TL Boehm - Writer
|Posted by Tammy L Boehm on May 17, 2019 at 10:55 AM|
I woke up this morning at 2:00 with a knot in my gut and a roaring headache. After slamming a glass of water and popping a couple of Bayer I flopped around in my bed until I was able to get myself in a position where the banging sensation in my skull would allow me to sleep just a little longer. It’s almost 12 hours and several aspirins later and still the monster in my cranium bangs away. God only knows what causes the little brain gremlins to rage as they do but they are much more frequent than when I was in the land of green chile and tumbleweeds. Could be stress. Could be pollen. (my car was literally yellow the past two days. Yellow and fuzzy.) Whatever it is, headaches make the commute almost intolerable and the work day a serious ordeal. I truly miss being 15 minutes away from an office with a window and green chile breakfast burritos en route.
I read this article the other day by a woman named June Andrews and she used the term “toxic positivity” which has stuck with me (much like the fat around my middle from all those burritos) and I thought of the multiple days I’ve risen to prepare for my daily routine, asking only that I be afforded time and space void of banalities and chatter only deal with the matriarch as she knocks on the bathroom door, asks me where I work, stands exactly where I need to be to pack a lunch etc. Then there is the hour commute peppered with road construction and Nascar wannabes, the day at the office which is like no other office I’ve ever experienced, the hour commute home and the instant I get in the door – the matriarch goes on some type of loop. It sounds trivial. I know it does. But I am a private person. An only child. An introvert. And I have no control of my personal space and my time. Add dementia to the mix and often it is so difficult for me to put my hand over my mouth and walk away, especially when some well intended type tries to spin the reality of it all with trite isms like “it’s only a season” yada yada yada.

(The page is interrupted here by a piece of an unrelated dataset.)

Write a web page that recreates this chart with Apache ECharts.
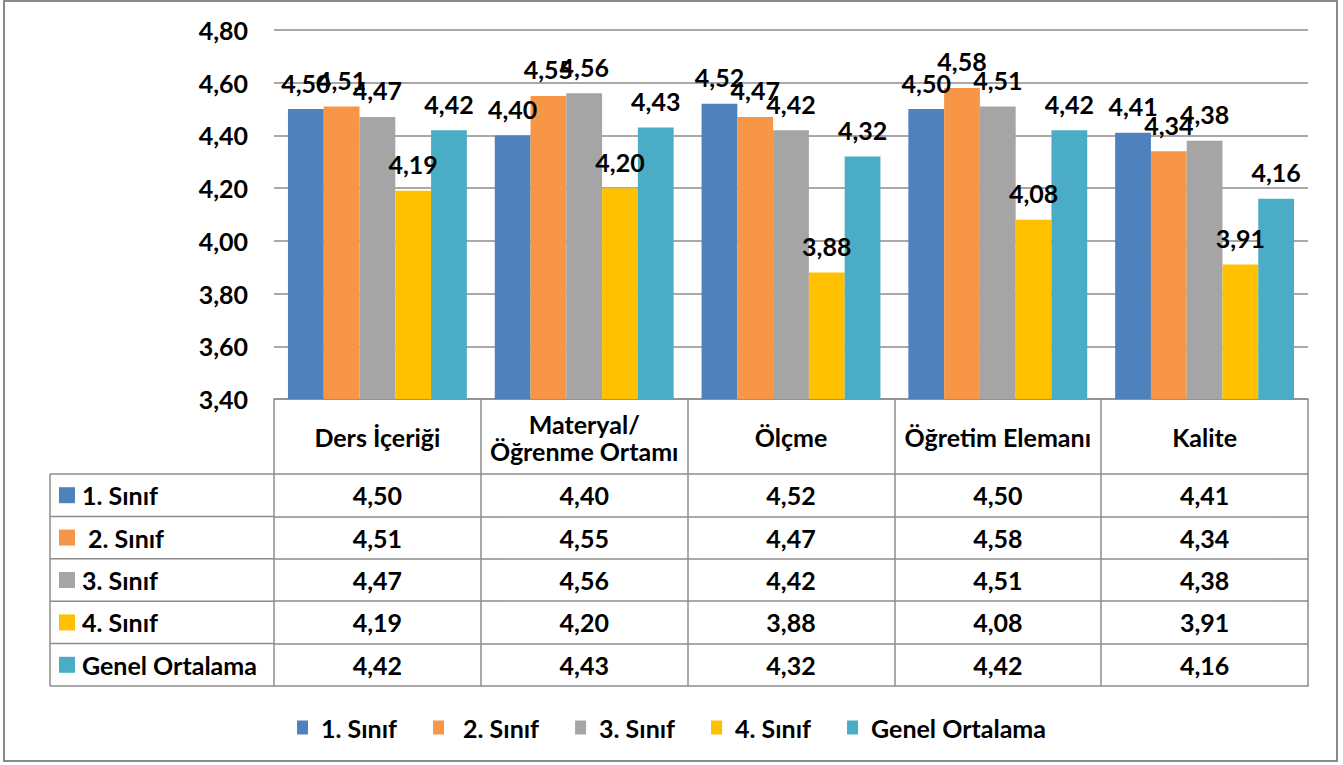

The hard truth of it is this: dementia takes the personality and the memory of the person you love and shreds it. One day your beloved is baking cookies and telling stories about her family and the next she’s trying to eat a napkin and swearing that the girl who sleeps with her wet the sheets. (sidebar: the sheets were dry and the matriarch sleeps alone) The hard truth is you either deal with it – and what it does to the person you love or you turn that person over to “the professionals” because you can’t deal with it. And you watch as any legacy that beloved person may have worked and sacrificed for YOU is eaten by the cost of professional care.
What I know in my heart is that we are slowly, inexorably saying goodbye to the matriarch. And she is slowly being robbed of the ability to deal with her own mortality, to say goodbye as well or even navigate her increasingly difficult world because we as her caregivers have to impose restrictions to protect her from herself and the shredder in her head. We don’t need a smile and an eight step plan. We need real knowledge. We need additional pairs of hands. We need access to professionals who won’t burden us further with medical bills. That is our reality.
I would never tell anyone going through the loss of a loved one that he or she just needed to be positive and that it was wrong to run a gamut of emotions. I don’t expect those who know me to tell me that. Dementia is a wrecking ball colliding with a stained glass window…in….slow….motion. The pieces, even if the colors are still pretty – will never go back together. And the family shouldn’t be guilted into silence while witnessing the destruction. We aim to protect her dignity but to lie and say that our positive attitudes and our sunny dispositions are what keeps us moving forward is a lie. Life is brutal. Love is messy. And I? I am a warrior.